##### COLLECTED DATA

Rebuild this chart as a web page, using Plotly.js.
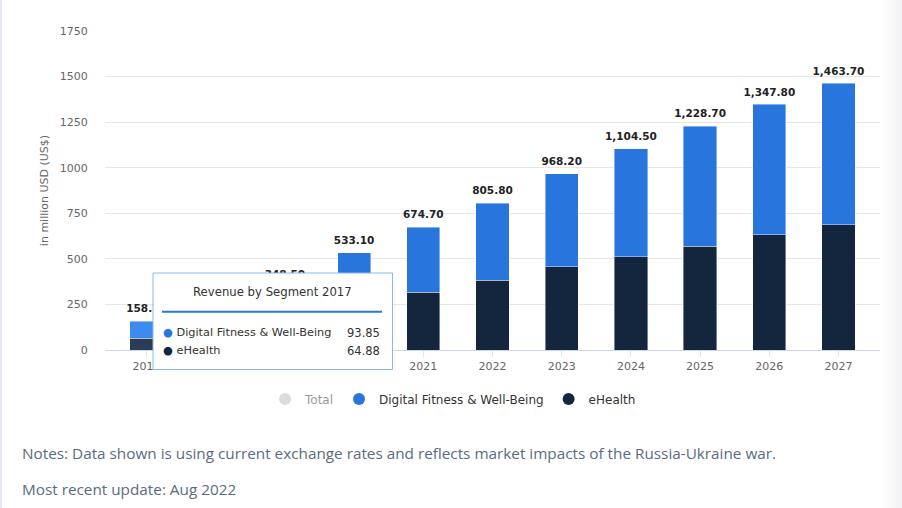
<!DOCTYPE html>
<html>
<head>
<meta charset="utf-8">
<script src="https://cdn.plot.ly/plotly-3.0.1.min.js"></script>
<style>
  html, body { margin: 0; padding: 0; }
  body { width: 902px; height: 508px; overflow: hidden;
         background: linear-gradient(to right, #ffffff 0px, #ffffff 880px, #f3f3f5 902px); }
  #frame { position: absolute; left: 0; top: 0; width: 902px; height: 508px; border-left: 2px solid #e4e9f1; box-sizing: border-box; }
  #chart { position: absolute; left: 0; top: 0; width: 902px; height: 508px; }
</style>
</head>
<body>
<div id="frame"></div>
<div id="chart"></div>
<script>
// ---- data ----
const years = ['2017','2018','2019','2020','2021','2022','2023','2024','2025','2026','2027'];
const eHealth = [64.88, 100.0, 150.0, 240.0, 316.5, 382.0, 457.0, 512.0, 569.0, 633.0, 688.0];
const totals = [158.73, 241.30, 348.50, 533.10, 674.70, 805.80, 968.20, 1104.50, 1228.70, 1347.80, 1463.70];
const digitalFitness = totals.map((t, i) => +(t - eHealth[i]).toFixed(2));
const yTicks = [0, 250, 500, 750, 1000, 1250, 1500, 1750];
const tooltipYear = '2017';
const tooltipDigital = '93.85';
const tooltipEHealth = '64.88';

const BLUE = '#2876dd', NAVY = '#13263e';
const BLUE_HI = '#3d8bef', NAVY_HI = '#2b3c57';
const FONT = 'DejaVu Sans, sans-serif';

const fmt = v => v.toLocaleString('en-US', {minimumFractionDigits: 2, maximumFractionDigits: 2});
const hiIdx = years.indexOf(tooltipYear);

const traces = [
  { type: 'bar', x: years, y: eHealth, name: 'eHealth', showlegend: false,
    marker: { color: years.map((_, i) => i === hiIdx ? NAVY_HI : NAVY), line: { color: 'rgba(255,255,255,0.7)', width: 0.6 } },
    hoverinfo: 'skip' },
  { type: 'bar', x: years, y: digitalFitness, name: 'Digital Fitness & Well-Being', showlegend: false,
    marker: { color: years.map((_, i) => i === hiIdx ? BLUE_HI : BLUE), line: { color: 'rgba(255,255,255,0.7)', width: 0.6 } },
    hoverinfo: 'skip' },
  { type: 'scatter', mode: 'markers+text', x: years, y: totals, text: totals.map(fmt),
    marker: { size: 8, color: 'rgba(0,0,0,0)' },
    textposition: 'top center', textfont: { family: FONT, size: 10.5, color: '#222', weight: 'bold' },
    showlegend: false, hoverinfo: 'skip', cliponaxis: false },
  // legend entries
  { type: 'scatter', mode: 'markers', x: [years[0]], y: [null], name: 'Total', visible: 'legendonly',
    marker: { color: '#bbbbbb', size: 12, symbol: 'circle' } },
  { type: 'scatter', mode: 'markers', x: [years[0]], y: [null], name: 'Digital Fitness & Well-Being',
    marker: { color: BLUE, size: 12, symbol: 'circle' } },
  { type: 'scatter', mode: 'markers', x: [years[0]], y: [null], name: 'eHealth',
    marker: { color: NAVY, size: 12, symbol: 'circle' } }
];

const L = 105, R = 880, T = 31, B = 350;
const px = x => (x - L) / (R - L);
const py = y => (B - y) / (B - T);

const layout = {
  width: 902, height: 508,
  margin: { l: L, r: 902 - R, t: T, b: 508 - B },
  paper_bgcolor: 'rgba(0,0,0,0)', plot_bgcolor: 'rgba(0,0,0,0)',
  font: { family: FONT, color: '#333' },
  barmode: 'stack', bargap: 0.52,
  xaxis: { type: 'category', range: [-0.6, 10.6], showline: true, linecolor: '#ccd6eb', linewidth: 1,
           ticks: 'outside', ticklen: 6, tickcolor: '#e0e6ef', showgrid: false, fixedrange: true,
           tickfont: { family: FONT, size: 11, color: '#666' } },
  yaxis: { range: [0, 1750], tickvals: yTicks, ticktext: yTicks.map(String), showgrid: true, gridcolor: '#e6e6e6',
           zeroline: false, ticks: 'outside', ticklen: 14, tickcolor: 'rgba(0,0,0,0)', fixedrange: true,
           tickfont: { family: FONT, size: 11, color: '#666' },
           title: { text: 'in million USD (US$)', standoff: 8, font: { family: FONT, size: 11, color: '#666' } } },
  showlegend: true,
  legend: { orientation: 'h', traceorder: 'normal', x: px(453), xanchor: 'center', y: py(399), yanchor: 'middle',
            font: { family: FONT, size: 12, color: '#333' }, itemclick: false, itemdoubleclick: false },
  shapes: [
    { type: 'rect', xref: 'paper', yref: 'paper', layer: 'above',
      x0: px(153), x1: px(392.5), y0: py(369.5), y1: py(273),
      fillcolor: '#ffffff', line: { color: '#8db7ef', width: 1 } },
    { type: 'line', xref: 'paper', yref: 'paper', layer: 'above',
      x0: px(162), x1: px(382), y0: py(311.7), y1: py(311.7),
      line: { color: BLUE, width: 2 } }
  ],
  annotations: [
    { xref: 'paper', yref: 'paper', x: px(272), y: py(292.3), xanchor: 'center', yanchor: 'middle', showarrow: false,
      text: 'Revenue by Segment ' + tooltipYear, font: { family: FONT, size: 11.7, color: '#333' } },
    { xref: 'paper', yref: 'paper', x: px(161), y: py(332.7), xanchor: 'left', yanchor: 'middle', showarrow: false,
      text: '<span style="color:' + BLUE + '">●</span> Digital Fitness &amp; Well-Being', font: { family: FONT, size: 11.3, color: '#333' } },
    { xref: 'paper', yref: 'paper', x: px(382), y: py(332.7), xanchor: 'right', yanchor: 'middle', showarrow: false,
      text: tooltipDigital, font: { family: FONT, size: 11.5, color: '#333' } },
    { xref: 'paper', yref: 'paper', x: px(161), y: py(351), xanchor: 'left', yanchor: 'middle', showarrow: false,
      text: '<span style="color:' + NAVY + '">●</span> eHealth', font: { family: FONT, size: 11.3, color: '#333' } },
    { xref: 'paper', yref: 'paper', x: px(382), y: py(351), xanchor: 'right', yanchor: 'middle', showarrow: false,
      text: tooltipEHealth, font: { family: FONT, size: 11.5, color: '#333' } },
    { xref: 'paper', yref: 'paper', x: px(20), y: py(453), xanchor: 'left', yanchor: 'middle', showarrow: false,
      text: 'Notes: Data shown is using current exchange rates and reflects market impacts of the Russia-Ukraine war.',
      font: { family: 'Open Sans, sans-serif', size: 15.3, color: '#5b6b7f' } },
    { xref: 'paper', yref: 'paper', x: px(20), y: py(489), xanchor: 'left', yanchor: 'middle', showarrow: false,
      text: 'Most recent update: Aug 2022',
      font: { family: 'Open Sans, sans-serif', size: 15.3, color: '#5b6b7f' } }
  ]
};

Plotly.newPlot('chart', traces, layout, { displayModeBar: false, responsive: false });
</script>
</body>
</html>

##########

STATED TASK ->
Set down the material above as is, without any pictures.

SOLUTION ->
Rebuild this chart as a web page, using Plotly.js.
<!DOCTYPE html>
<html>
<head>
<meta charset="utf-8">
<script src="https://cdn.plot.ly/plotly-3.0.1.min.js"></script>
<style>
  html, body { margin: 0; padding: 0; }
  body { width: 902px; height: 508px; overflow: hidden;
         background: linear-gradient(to right, #ffffff 0px, #ffffff 880px, #f3f3f5 902px); }
  #frame { position: absolute; left: 0; top: 0; width: 902px; height: 508px; border-left: 2px solid #e4e9f1; box-sizing: border-box; }
  #chart { position: absolute; left: 0; top: 0; width: 902px; height: 508px; }
</style>
</head>
<body>
<div id="frame"></div>
<div id="chart"></div>
<script>
// ---- data ----
const years = ['2017','2018','2019','2020','2021','2022','2023','2024','2025','2026','2027'];
const eHealth = [64.88, 100.0, 150.0, 240.0, 316.5, 382.0, 457.0, 512.0, 569.0, 633.0, 688.0];
const totals = [158.73, 241.30, 348.50, 533.10, 674.70, 805.80, 968.20, 1104.50, 1228.70, 1347.80, 1463.70];
const digitalFitness = totals.map((t, i) => +(t - eHealth[i]).toFixed(2));
const yTicks = [0, 250, 500, 750, 1000, 1250, 1500, 1750];
const tooltipYear = '2017';
const tooltipDigital = '93.85';
const tooltipEHealth = '64.88';

const BLUE = '#2876dd', NAVY = '#13263e';
const BLUE_HI = '#3d8bef', NAVY_HI = '#2b3c57';
const FONT = 'DejaVu Sans, sans-serif';

const fmt = v => v.toLocaleString('en-US', {minimumFractionDigits: 2, maximumFractionDigits: 2});
const hiIdx = years.indexOf(tooltipYear);

const traces = [
  { type: 'bar', x: years, y: eHealth, name: 'eHealth', showlegend: false,
    marker: { color: years.map((_, i) => i === hiIdx ? NAVY_HI : NAVY), line: { color: 'rgba(255,255,255,0.7)', width: 0.6 } },
    hoverinfo: 'skip' },
  { type: 'bar', x: years, y: digitalFitness, name: 'Digital Fitness & Well-Being', showlegend: false,
    marker: { color: years.map((_, i) => i === hiIdx ? BLUE_HI : BLUE), line: { color: 'rgba(255,255,255,0.7)', width: 0.6 } },
    hoverinfo: 'skip' },
  { type: 'scatter', mode: 'markers+text', x: years, y: totals, text: totals.map(fmt),
    marker: { size: 8, color: 'rgba(0,0,0,0)' },
    textposition: 'top center', textfont: { family: FONT, size: 10.5, color: '#222', weight: 'bold' },
    showlegend: false, hoverinfo: 'skip', cliponaxis: false },
  // legend entries
  { type: 'scatter', mode: 'markers', x: [years[0]], y: [null], name: 'Total', visible: 'legendonly',
    marker: { color: '#bbbbbb', size: 12, symbol: 'circle' } },
  { type: 'scatter', mode: 'markers', x: [years[0]], y: [null], name: 'Digital Fitness & Well-Being',
    marker: { color: BLUE, size: 12, symbol: 'circle' } },
  { type: 'scatter', mode: 'markers', x: [years[0]], y: [null], name: 'eHealth',
    marker: { color: NAVY, size: 12, symbol: 'circle' } }
];

const L = 105, R = 880, T = 31, B = 350;
const px = x => (x - L) / (R - L);
const py = y => (B - y) / (B - T);

const layout = {
  width: 902, height: 508,
  margin: { l: L, r: 902 - R, t: T, b: 508 - B },
  paper_bgcolor: 'rgba(0,0,0,0)', plot_bgcolor: 'rgba(0,0,0,0)',
  font: { family: FONT, color: '#333' },
  barmode: 'stack', bargap: 0.52,
  xaxis: { type: 'category', range: [-0.6, 10.6], showline: true, linecolor: '#ccd6eb', linewidth: 1,
           ticks: 'outside', ticklen: 6, tickcolor: '#e0e6ef', showgrid: false, fixedrange: true,
           tickfont: { family: FONT, size: 11, color: '#666' } },
  yaxis: { range: [0, 1750], tickvals: yTicks, ticktext: yTicks.map(String), showgrid: true, gridcolor: '#e6e6e6',
           zeroline: false, ticks: 'outside', ticklen: 14, tickcolor: 'rgba(0,0,0,0)', fixedrange: true,
           tickfont: { family: FONT, size: 11, color: '#666' },
           title: { text: 'in million USD (US$)', standoff: 8, font: { family: FONT, size: 11, color: '#666' } } },
  showlegend: true,
  legend: { orientation: 'h', traceorder: 'normal', x: px(453), xanchor: 'center', y: py(399), yanchor: 'middle',
            font: { family: FONT, size: 12, color: '#333' }, itemclick: false, itemdoubleclick: false },
  shapes: [
    { type: 'rect', xref: 'paper', yref: 'paper', layer: 'above',
      x0: px(153), x1: px(392.5), y0: py(369.5), y1: py(273),
      fillcolor: '#ffffff', line: { color: '#8db7ef', width: 1 } },
    { type: 'line', xref: 'paper', yref: 'paper', layer: 'above',
      x0: px(162), x1: px(382), y0: py(311.7), y1: py(311.7),
      line: { color: BLUE, width: 2 } }
  ],
  annotations: [
    { xref: 'paper', yref: 'paper', x: px(272), y: py(292.3), xanchor: 'center', yanchor: 'middle', showarrow: false,
      text: 'Revenue by Segment ' + tooltipYear, font: { family: FONT, size: 11.7, color: '#333' } },
    { xref: 'paper', yref: 'paper', x: px(161), y: py(332.7), xanchor: 'left', yanchor: 'middle', showarrow: false,
      text: '<span style="color:' + BLUE + '">●</span> Digital Fitness &amp; Well-Being', font: { family: FONT, size: 11.3, color: '#333' } },
    { xref: 'paper', yref: 'paper', x: px(382), y: py(332.7), xanchor: 'right', yanchor: 'middle', showarrow: false,
      text: tooltipDigital, font: { family: FONT, size: 11.5, color: '#333' } },
    { xref: 'paper', yref: 'paper', x: px(161), y: py(351), xanchor: 'left', yanchor: 'middle', showarrow: false,
      text: '<span style="color:' + NAVY + '">●</span> eHealth', font: { family: FONT, size: 11.3, color: '#333' } },
    { xref: 'paper', yref: 'paper', x: px(382), y: py(351), xanchor: 'right', yanchor: 'middle', showarrow: false,
      text: tooltipEHealth, font: { family: FONT, size: 11.5, color: '#333' } },
    { xref: 'paper', yref: 'paper', x: px(20), y: py(453), xanchor: 'left', yanchor: 'middle', showarrow: false,
      text: 'Notes: Data shown is using current exchange rates and reflects market impacts of the Russia-Ukraine war.',
      font: { family: 'Open Sans, sans-serif', size: 15.3, color: '#5b6b7f' } },
    { xref: 'paper', yref: 'paper', x: px(20), y: py(489), xanchor: 'left', yanchor: 'middle', showarrow: false,
      text: 'Most recent update: Aug 2022',
      font: { family: 'Open Sans, sans-serif', size: 15.3, color: '#5b6b7f' } }
  ]
};

Plotly.newPlot('chart', traces, layout, { displayModeBar: false, responsive: false });
</script>
</body>
</html>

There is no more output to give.